Anyway, we saw it red (though it was more a pale terracotta rust colour than blood; very old dried blood, possibly) with a flaring at the bottom edge, but oddly enough viewed through binoculars (no fancy telescope here) it was rather wishy-washy and not terribly interesting, and it was bolder and more spooky seen through my ordinary glasses. It didn't appear spectacularly big, though, which was disappointing. But I've never seen so many stars, nor seen them shine so brightly. The other disappointment was no success with taking a photo, as we hadn't got a tripod set up.



** not literally -- poetic licence -- just in case anyone thinks I'm even less science-literate than I actually am
 
Viewing the eclipse with my telescope, I enjoyed the effect of the moon as a globular volume instead of the usual flat disc. The earth's shadow had a graded quality that brought out the moon as a ball rather than a shield.
 
My son and I went to our local university for a free public event. Astronomy students and an amateur astronomy club had set out telescopes and were talking to people about the lunar eclipse. It was really fun spending a couple of hours there learning astronomy from some very educated people. I have always enjoyed events like this.
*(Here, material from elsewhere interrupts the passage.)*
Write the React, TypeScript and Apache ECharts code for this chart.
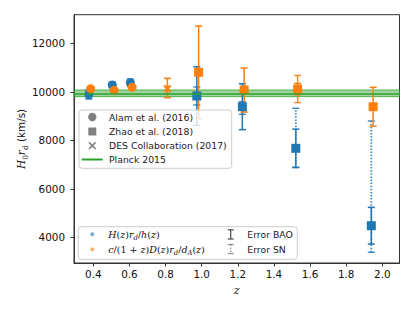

For some reason I had thought the eclipse would last 10 minutes, but that is a solar eclipse. In a lunar eclipse, the moon appears opposite the sun and passes through the Earth's shadow.

We had to wait a few minutes past the official sunset to actually see the moon rising due to a mountain over the horizon. It was already eclipsed as it came into view, but didn't appear red until it was much higher in the sky and the eclipse was near total. Some of the astronomers had their telescopes connected to computers to film the entire event. The moon looked much redder through the telecope lenses and on screen than with the naked eye.
 
It was beautiful here in Iowa. Clear night, not much "city" light. The moon was definitely blood red for a while, but you would have to compare it to some blood smeared on a glass. I took a few pictures, but they aren't much compared to a lot you can see on line.
 
My dad got his mega lense out last night and is currently getting the pictures onto his computer. Will report back later, hopefully with pictures! :D looked great from here so fingers crossed for some great pictures
 
Caught it just after the full eclipse, because I missed the alarm.
It was quite clear and you could really see the full ball effect, rather than just a disc and it was a light orange colour.

I took some photos with my fairly basic camera so they're rather grainy and nothing else in the photo to give it scale.
It was larger than normal but not massively so.